Here we are downsampling, which is the opposite of upsampling. We take the majority and reduce the number down to match the length with the minority. This balances the ratio between the majority and minority. We combine them into a new, balanced dataframe.

In [141]:
# Downsample majority class
data_majority_downsampled = resample(data_majority, 
                                 replace=False,    # sample without replacement
                                 n_samples=len(data_minority),     # to match minority class
                                 random_state=42) # reproducible result

In [142]:
# Combine minority class with downsampled majority class
data_downsampled = pd.concat([data_majority_downsampled, data_minority])

# Display new class counts
print(data_downsampled.Exited.value_counts())

Exited
0    2037
1    2037
Name: count, dtype: int64


The dataframe is balanced with the same number of observations for majority and minority classes.

In [143]:
# Train model using the downsampled data
# Separate input features (features) and target variable (target)
target_downsampled = data_downsampled.Exited
features_downsampled = data_downsampled.drop('Exited', axis=1)

In [144]:
# Perform train-test split
features_train, features_test, target_train, target_test = train_test_split(
    features_downsampled, target_downsampled, test_size=0.2, random_state=42)

In [145]:
# Train model
clf_2 = LogisticRegression().fit(features_train, target_train)

# Predict on test set
pred_y_2 = clf_2.predict(features_test)

In [146]:
# Is our model still predicting just one class?
print('Predicting classes:', np.unique(pred_y_2))

# How's our accuracy?
print('Accuracy score:', accuracy_score(target_test, pred_y_2))

# What about AUROC?
prob_y_2 = clf_2.predict_proba(features_test)
prob_y_2 = [p[1] for p in prob_y_2]
print('AUC-ROC score:', roc_auc_score(target_test, prob_y_2))

Predicting classes: [0 1]
Accuracy score: 0.6478527607361964
AUC-ROC score: 0.6913760042719485


Similar to upsampling, we did the following:
- Downsampled the majority class.
- Combined them into a new, balanced dataframe where both classes are equally represented.
- The target variable is separated from the input features.
- Data is split into a training set and a test set.
- Model is trained using Logistic Regression.
- The trained model is used to make predictions on the test set.
- The unique predicted classes are 0 and 1, so it's predicting both classes.
- Accuracy and AUC-ROC are calculated and printed.

We can see that the accuracy is about 65%, while the AUC-ROC is approximately 69%.

## Testing

In [147]:
# Make predictions on the test set using both models
pred_y_1 = clf_1.predict(features_test)
pred_y_2 = clf_2.predict(features_test)

In [148]:
# Calculate F1 score for both models
f1_score_1 = f1_score(target_test, pred_y_1)
f1_score_2 = f1_score(target_test, pred_y_2)

In [149]:
# Calculate AUC-ROC for both models
roc_auc_score_1 = roc_auc_score(target_test, pred_y_1)
roc_auc_score_2 = roc_auc_score(target_test, pred_y_2)

In [150]:
# Print the scores
print(f'Upsampled Model: F1 Score = {f1_score_1}, AUC-ROC = {roc_auc_score_1}')
print(f'Downsampled Model: F1 Score = {f1_score_2}, AUC-ROC = {roc_auc_score_2}')

Upsampled Model: F1 Score = 0.6341463414634145, AUC-ROC = 0.6514023398626181
Downsampled Model: F1 Score = 0.6408010012515645, AUC-ROC = 0.6510837641690332


We compared the performance of the two models: one trained on upsampled data and the other trained on downsampled data.
- We used the predict function to make predictions on the test using both models.
- We calculated the F1 score for both models.
- We calculated the AUC-ROC score for both models.

From the output, we can see that they have similar scores for F1 and AUC-ROC. Both models are performing similarly on the test set.

Before improving the model using upsampling and downsampling, the model's performance was low.
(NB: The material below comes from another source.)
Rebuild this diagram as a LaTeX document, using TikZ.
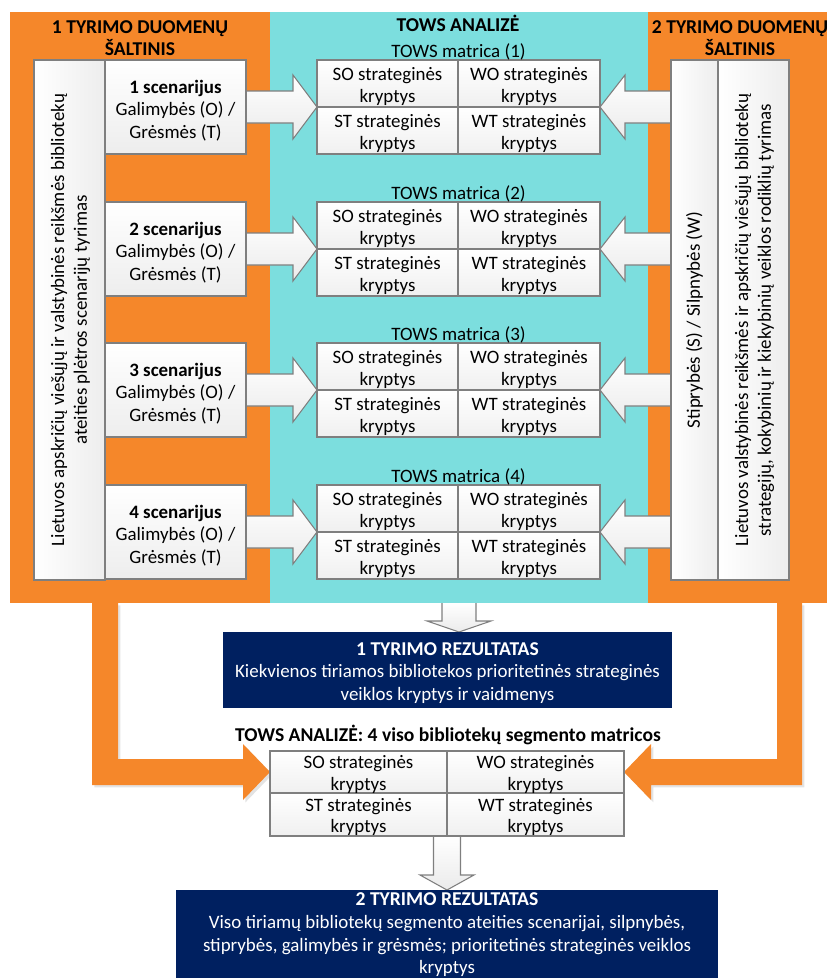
\documentclass[tikz,border=0pt]{standalone}
\usepackage{fontspec}
\setmainfont{Carlito}
\usetikzlibrary{calc,fit,shadows}
\definecolor{orng}{HTML}{F5872A}
\definecolor{cyn}{HTML}{7CDEDE}
\definecolor{navy}{HTML}{002060}
\definecolor{bord}{HTML}{7F7F7F}
\newcommand\ftxt{\fontsize{14.2}{17}\selectfont}
\newcommand\fcell{\fontsize{14.2}{16.5}\selectfont}
\newcommand\fbot{\fontsize{14.2}{16}\selectfont}
\newcommand\fbig{\fontsize{14.7}{17}\selectfont}
\pgfdeclarelayer{panels}
\pgfdeclarelayer{bg}
\pgfsetlayers{panels,bg,main}
\tikzset{
  panel/.style={inner sep=0pt, outer sep=0pt, draw=none},
  wbox/.style={inner sep=0pt, outer sep=0pt, draw=bord, line width=0.9pt, top color=white, bottom color=gray!14},
  vbox/.style={inner sep=0pt, outer sep=0pt, draw=bord, line width=0.9pt, left color=white, right color=gray!14},
  cell/.style={inner sep=0pt, outer sep=0pt, draw=bord, line width=0.9pt, top color=white, bottom color=gray!12},
  res/.style={inner sep=0pt, outer sep=0pt, fill=navy},
  txt/.style={inner sep=0pt, align=center, font=\ftxt},
  ctxt/.style={inner sep=0pt, align=center, font=\fcell},
  btxt/.style={inner sep=0pt, align=center, font=\fbot},
  wtxt/.style={inner sep=0pt, align=center, font=\ftxt, text=white},
  garrow/.style={draw=bord, line width=0.8pt, top color=white, bottom color=gray!16, line join=miter},
  oarrow/.style={fill=orng, draw=none, drop shadow={shadow xshift=1.8pt, shadow yshift=-1.8pt, opacity=0.22}},
  ttl/.style={font=\fbig\bfseries, align=center, inner sep=0pt},
  mt/.style={font=\ftxt, inner sep=0pt, anchor=base},
  rtxt/.style={rotate=90, font=\ftxt, align=center, inner sep=0pt}
}
\begin{document}
\begin{tikzpicture}[x=0.75pt,y=-0.75pt]
\useasboundingbox (0,0) rectangle (827,978);
% panels
\begin{pgfonlayer}{panels}
\node[panel, fill=orng, fit={(10,12) (270,603)}] (lp) {};
\node[panel, fill=cyn, fit={(270,12) (648,603)}] (cp) {};
\node[panel, fill=orng, fit={(648,12) (827,603)}] (rp) {};
\end{pgfonlayer}
\node[ttl] (lpt) at (140,38) {1 TYRIMO DUOMENŲ\\ŠALTINIS};
\node[ttl] (cpt) at (458,23) {TOWS ANALIZĖ};
\node[ttl] (rpt) at (740,38) {2 TYRIMO DUOMENŲ\\ŠALTINIS};

% bottom matrix
\node[cell, fit={(270,751) (447,793)}] (SOb) {};
\node[cell, fit={(447,751) (624,793)}] (WOb) {};
\node[cell, fit={(270,793) (447,836)}] (STb) {};
\node[cell, fit={(447,793) (624,836)}] (WTb) {};
\node[btxt] at ($(SOb.center)+(0,2.5)$) {SO strateginės\\kryptys};
\node[btxt] at ($(WOb.center)+(0,2.5)$) {WO strateginės\\kryptys};
\node[btxt] at ($(STb.center)+(0,2.5)$) {ST strateginės\\kryptys};
\node[btxt] at ($(WTb.center)+(0,2.5)$) {WT strateginės\\kryptys};
\node[mt, font=\fbig\bfseries] (bt) at (448,741) {TOWS ANALIZĖ: 4 viso bibliotekų segmento matricos};

% result boxes
\node[res, fit={(223,632) (672,708)}] (r1) {};
\node[wtxt] at ($(r1.center)+(0,3)$) {{\fbig\bfseries 1 TYRIMO REZULTATAS}\\Kiekvienos tiriamos bibliotekos prioritetinės strateginės\\veiklos kryptys ir vaidmenys};
\node[res, fit={(176,890) (718,978)}] (r2) {};
\node[wtxt] at ($(r2.center)+(0,1)$) {{\fbig\bfseries 2 TYRIMO REZULTATAS}\\Viso tiriamų bibliotekų segmento ateities scenarijai, silpnybės,\\stiprybės, galimybės ir grėsmės; prioritetinės strateginės veiklos\\kryptys};

% left and right source boxes
\node[vbox, fit={(34,60) (105,580)}] (lb) {};
\node[rtxt] (lbt) at ($(lb.center)+(1,0)$) {Lietuvos apskričių viešųjų ir valstybinės reikšmės bibliotekų\\ateities plėtros scenarijų tyrimas};
\node[vbox, fit={(671,60) (718,580)}] (sw) {};
\node[rtxt] (swt) at (sw.center) {Stiprybės (S) / Silpnybės (W)};
\node[vbox, fit={(718,60) (789,580)}] (rw) {};
\node[rtxt] (rwt) at ($(rw.center)+(1,0)$) {Lietuvos valstybinės reikšmės ir apskričių viešųjų bibliotekų\\strategijų, kokybinių ir kiekybinių veiklos rodiklių tyrimas};

% four rows
\foreach \k/\T in {1/60,2/202,3/343,4/485} {
  \node[wbox, fit={(105,\T) (246,\T+94)}] (s\k) {};
  \node[txt] at ($(s\k.center)+(0,3.5)$) {{\bfseries \k\ scenarijus}\\Galimybės (O) /\\Grėsmės (T)};
  \node[cell, fit={(317,\T) (458,\T+47)}] (SO\k) {};
  \node[cell, fit={(458,\T) (600,\T+47)}] (WO\k) {};
  \node[cell, fit={(317,\T+47) (458,\T+94)}] (ST\k) {};
  \node[cell, fit={(458,\T+47) (600,\T+94)}] (WT\k) {};
  \node[ctxt] at ($(SO\k.center)+(0,3)$) {SO strateginės\\kryptys};
  \node[ctxt] at ($(WO\k.center)+(0,3)$) {WO strateginės\\kryptys};
  \node[ctxt] at ($(ST\k.center)+(0,3)$) {ST strateginės\\kryptys};
  \node[ctxt] at ($(WT\k.center)+(0,3)$) {WT strateginės\\kryptys};
  \node[mt] (mt\k) at (458.5,\T-3) {TOWS matrica (\k)};
  \begin{pgfonlayer}{bg}
  \draw[garrow] ($(s\k.east)+(0,-16)$) -- ($(SO\k.south west)+(-24,-16)$) -- ($(SO\k.south west)+(-24,-32)$) -- (SO\k.south west) -- ($(SO\k.south west)+(-24,32)$) -- ($(SO\k.south west)+(-24,16)$) -- ($(s\k.east)+(0,16)$);
  \draw[garrow] ($(sw.west |- WO\k.south east)+(0,-16)$) -- ($(WO\k.south east)+(25,-16)$) -- ($(WO\k.south east)+(25,-32)$) -- (WO\k.south east) -- ($(WO\k.south east)+(25,32)$) -- ($(WO\k.south east)+(25,16)$) -- ($(sw.west |- WO\k.south east)+(0,16)$);
  \end{pgfonlayer}
}

\begin{pgfonlayer}{bg}
% orange L arrows
\coordinate (lo1) at ($(lp.south west)+(82,0)$);
\coordinate (lo2) at ($(lp.south west)+(108,0)$);
\fill[oarrow] (lo1) -- ($(lo1 |- SOb.west)+(0,13)$) -- ($(SOb.west)+(-27,13)$) -- ($(SOb.west)+(-27,28)$) -- (SOb.west) -- ($(SOb.west)+(-27,-28)$) -- ($(SOb.west)+(-27,-13)$) -- ($(lo2 |- SOb.west)+(0,-13)$) -- (lo2) -- cycle;
\coordinate (ro1) at ($(rp.south west)+(129,0)$);
\coordinate (ro2) at ($(rp.south west)+(154,0)$);
\fill[oarrow] (ro2) -- ($(ro2 |- WOb.east)+(0,13)$) -- ($(WOb.east)+(27,13)$) -- ($(WOb.east)+(27,28)$) -- (WOb.east) -- ($(WOb.east)+(27,-28)$) -- ($(WOb.east)+(27,-13)$) -- ($(ro1 |- WOb.east)+(0,-13)$) -- (ro1) -- cycle;
% down arrows
\coordinate (d1) at (cp.south);
\coordinate (d1t) at (d1 |- r1.north);
\draw[garrow] ($(d1)+(-17,0)$) -- ($(d1t)+(-17,-11)$) -- ($(d1t)+(-32,-11)$) -- (d1t) -- ($(d1t)+(32,-11)$) -- ($(d1t)+(17,-11)$) -- ($(d1)+(17,0)$);
\coordinate (d2) at (STb.south east);
\coordinate (d2t) at (d2 |- r2.north);
\draw[garrow] ($(d2)+(-13.5,0)$) -- ($(d2t)+(-13.5,-15)$) -- ($(d2t)+(-27,-15)$) -- (d2t) -- ($(d2t)+(27,-15)$) -- ($(d2t)+(13.5,-15)$) -- ($(d2)+(13.5,0)$);
\end{pgfonlayer}
\end{tikzpicture}
\end{document}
The F1 score for class 1 (customers who left) is around .12, which indicated that the model was not performing well on the minority class. Though, class 0 is at .89.

Addressing the imbalance significantly improved the model's F1 score, which shows improved performance on the minority class.

## Conclusion

This project involved building a machine learning model to predict customer churn. The dataset was initially imbalanced with a larger number of customers who continued their business with Beta Bank compared to those who did not. The initial model which was trained without addressing the imbalance performed poorly having a low F1 score for the minority class. After addressing the class imbalance using both upsampling and downsampling, the F1 scores improved dramatically from .12 to around .63-.64. The AUC-ROC scores of the improved model was around .65-.69.

This project demonstrated the importance of properly preprocessing the data, handling class imbalance, and choosing the right evaluation metrics when working with imbalanced datasets. It also shows the iterative process of building a model and continually improving the model based on performance.